# Prized for a Different Reason



## new2bottles

I’ve contributed before to this category.  It was a very rare, very mint, very Art Deco, green Big Chief.

I haven’t decided it’s not my favorite.  Does anyone with a collection of nearly 1000 have a single favorite?  Unlikely.  So I have favorites, not just one.

Anyway, this contribution, this favorite, centers on what got me started collecting two years ago.  (That’s right, just two!)  I was fascinated by the creativity that I saw, many being so creative that I see them as farcical.

Later on, I saw and became fascinated by some innovation pertaining to crown top sodas.  Most people know about the patented pry off feature (example on the right), but another is the slanted mouth!

And it just so happens that my (one and only) example is also one of the all time greats when it comes to Art Deco sodas (on the left and subject of additional photo).

Both of these innovations was a flop, the slant top receiving basically no interest.  As a flop, not many were made, making them rare.  But, better yet, they represent attempts at innovation and creativity, which is what drew me to old sodas in the first place.


----------



## UncleBruce

I have a couple of beers with the *PRIOF* crown top (bottle in first photo on right).  Supposedly one was able to open it with other items other than a bottle opener.  Not to many around, but was actually put into production.


----------



## yacorie

Those are great I’ve never seen a tapered lip like that


----------



## CanadianBottles

Yeah I've never seen one of those slanted tops before either, those are really interesting!  Was it purely to make drinking a little bit easier?  I can see why those didn't catch on in that case.


----------



## new2bottles

UncleBruce said:


> I have a couple of beers with the *PRIOF* crown top (bottle in first photo on right).  Supposedly one was able to open it with other items other than a bottle opener.  Not to many around, but was actually put into production.


I think I’ve got even more now than when I took this photo.  But have at least eight.  They are very uncommon though.

I don’t expect to find another slant mouth though.  I have a feeling they are all but unknown.


----------



## Mjbottle

The like-me bottle is amazing ive been wanting one of those for a while! Nice bottles!


----------



## new2bottles

UncleBruce said:


> I have a couple of beers with the *PRIOF* crown top (bottle in first photo on right).  Supposedly one was able to open it with other items other than a bottle opener.  Not to many around, but was actually put into production.

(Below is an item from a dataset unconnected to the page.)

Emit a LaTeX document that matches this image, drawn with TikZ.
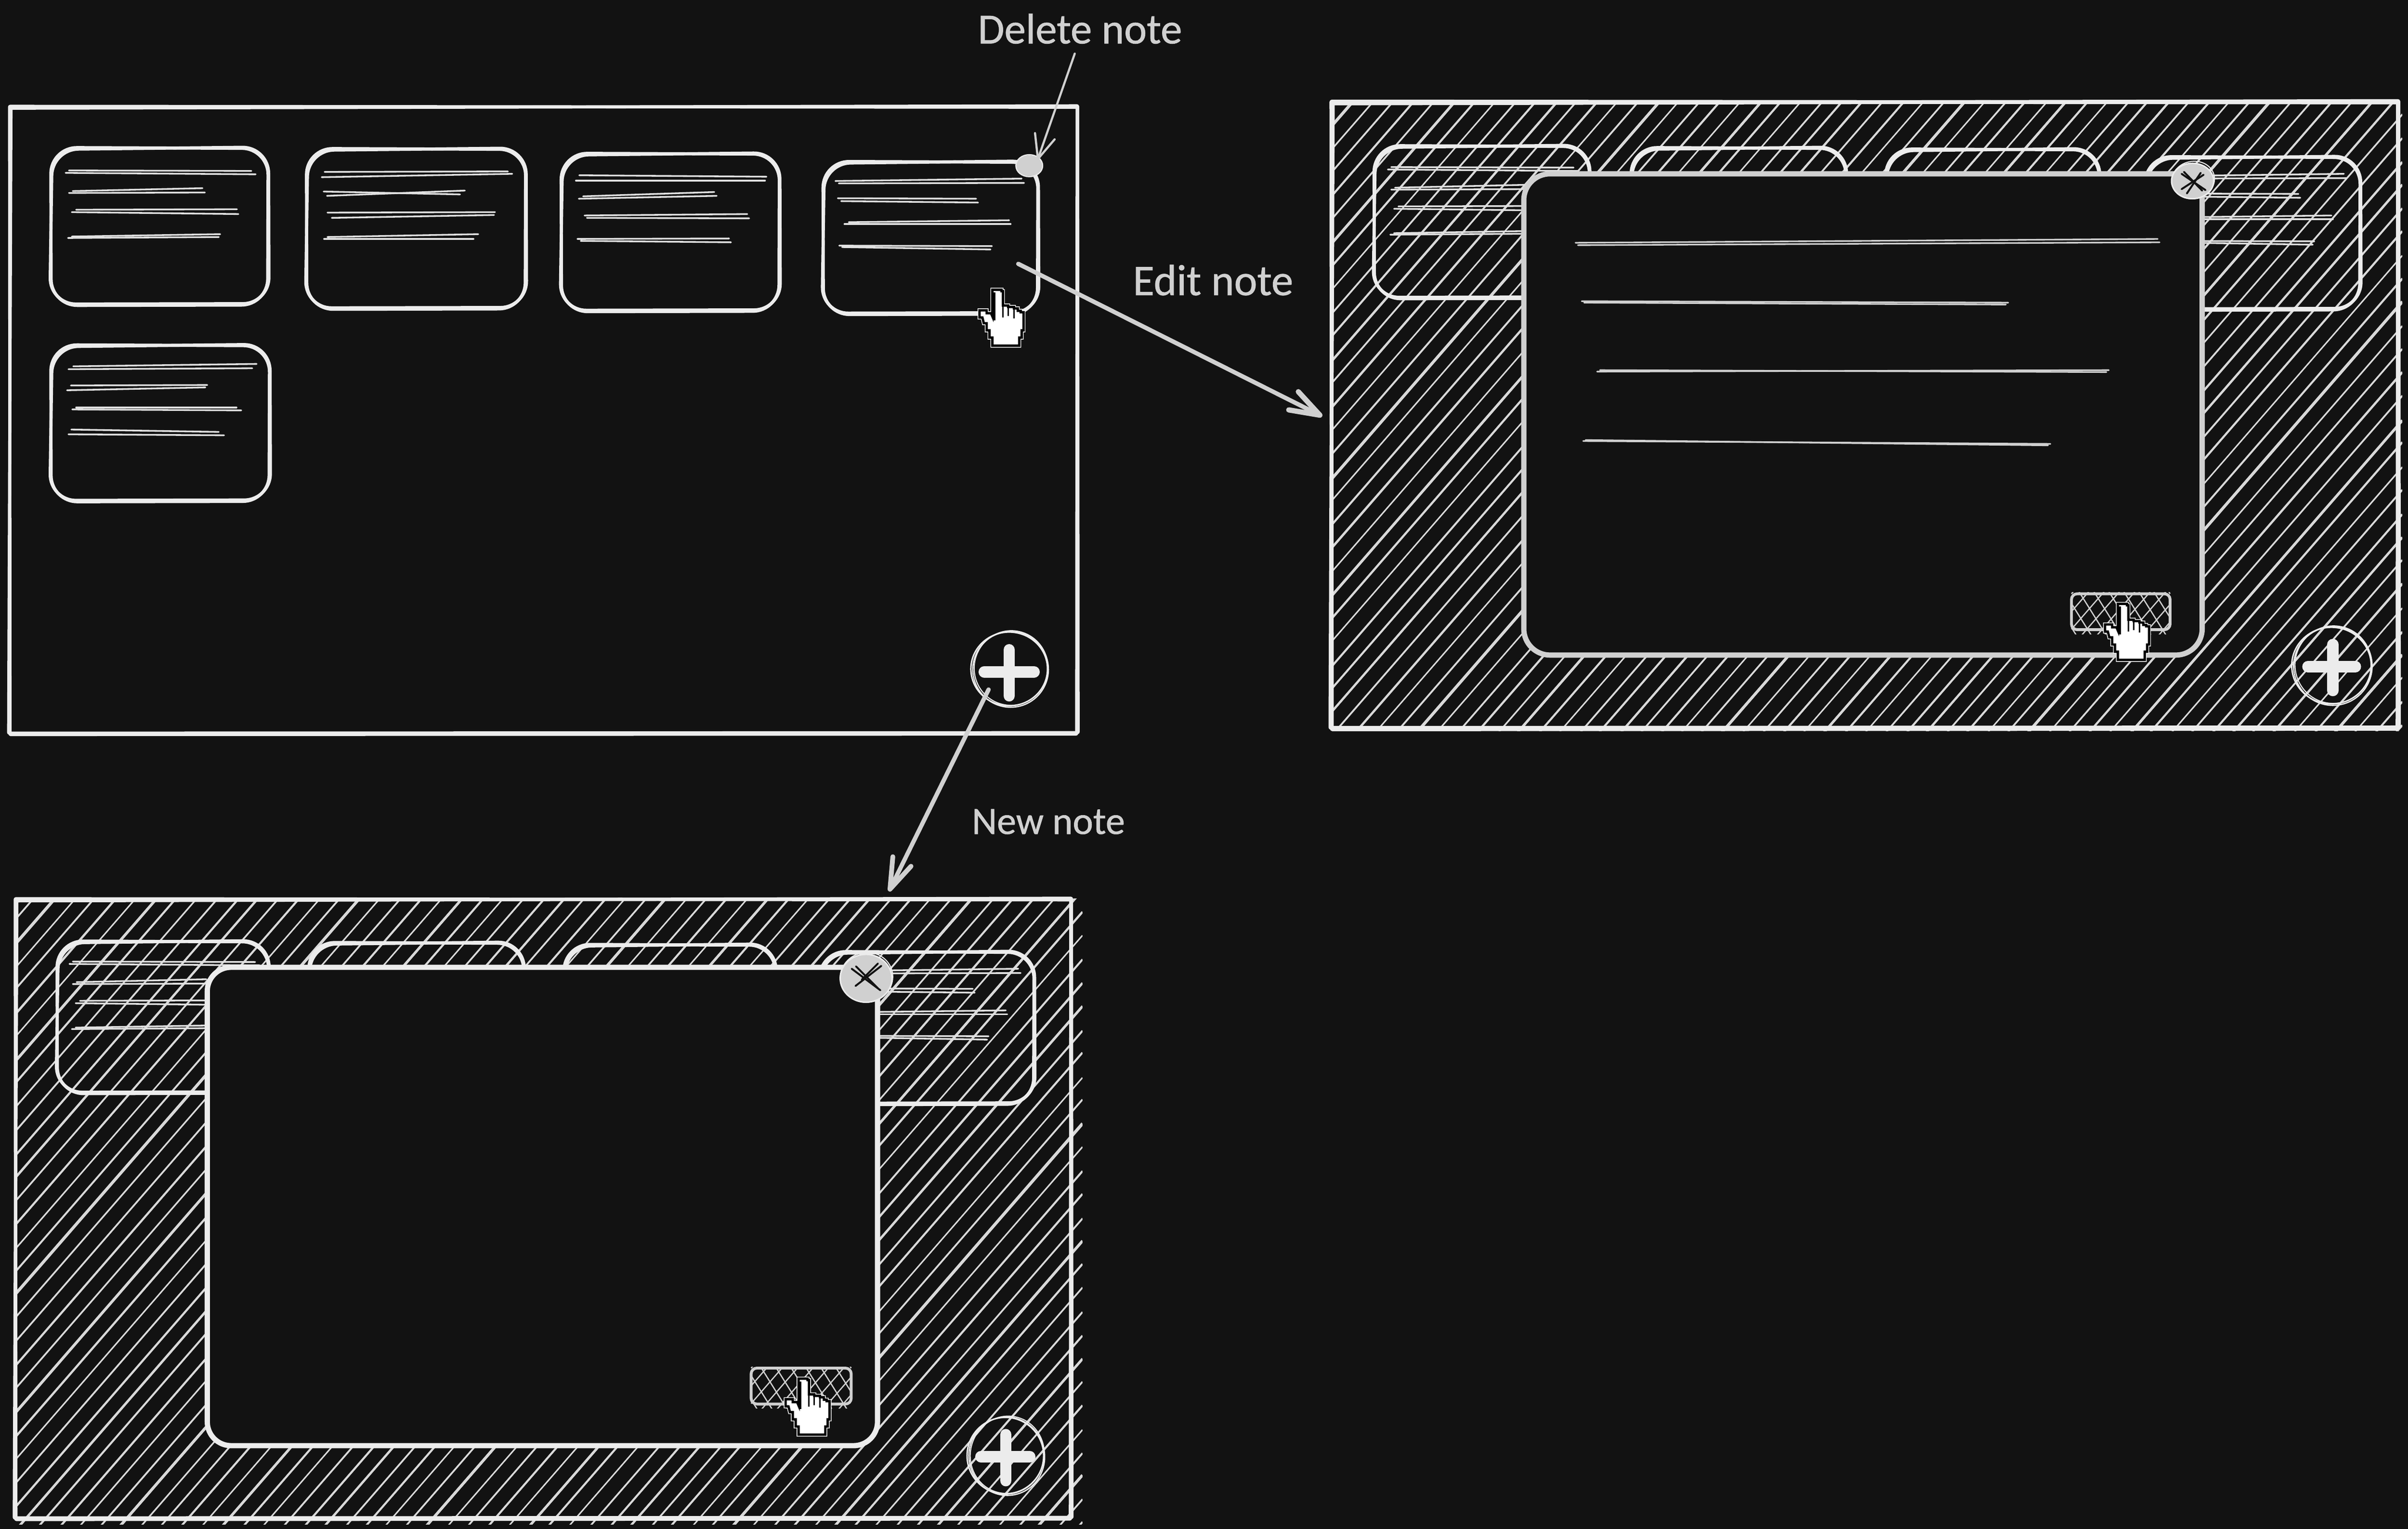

I realized I have another, which happens to be one of my favorite bottles.  Sorry I don’t have a better photo.


----------



## new2bottles

Mjbottle said:


> The like-me bottle is amazing ive been wanting one of those for a while! Nice bottles!


I got the big one a while back.


----------



## new2bottles

So just wanting to update this post from long ago.  I’ve gotten just two more of the weird pry-off crown tops in the last two years.  All in all, I think I’ve just got eleven.  Very HTF.  Plus here’s a better pic of one of my all time favorites, the blackberry cola.  Enjoy.


----------



## Mjbottle

Beautiful bottles! What is the one with the hearts all over it?


----------



## Mjbottle

Heres another priof top on a big boy


----------



## willong

Your bottles are from a different era than those of my own interest; but I can definitely see why you like them!

Thank you for an informative posting!


----------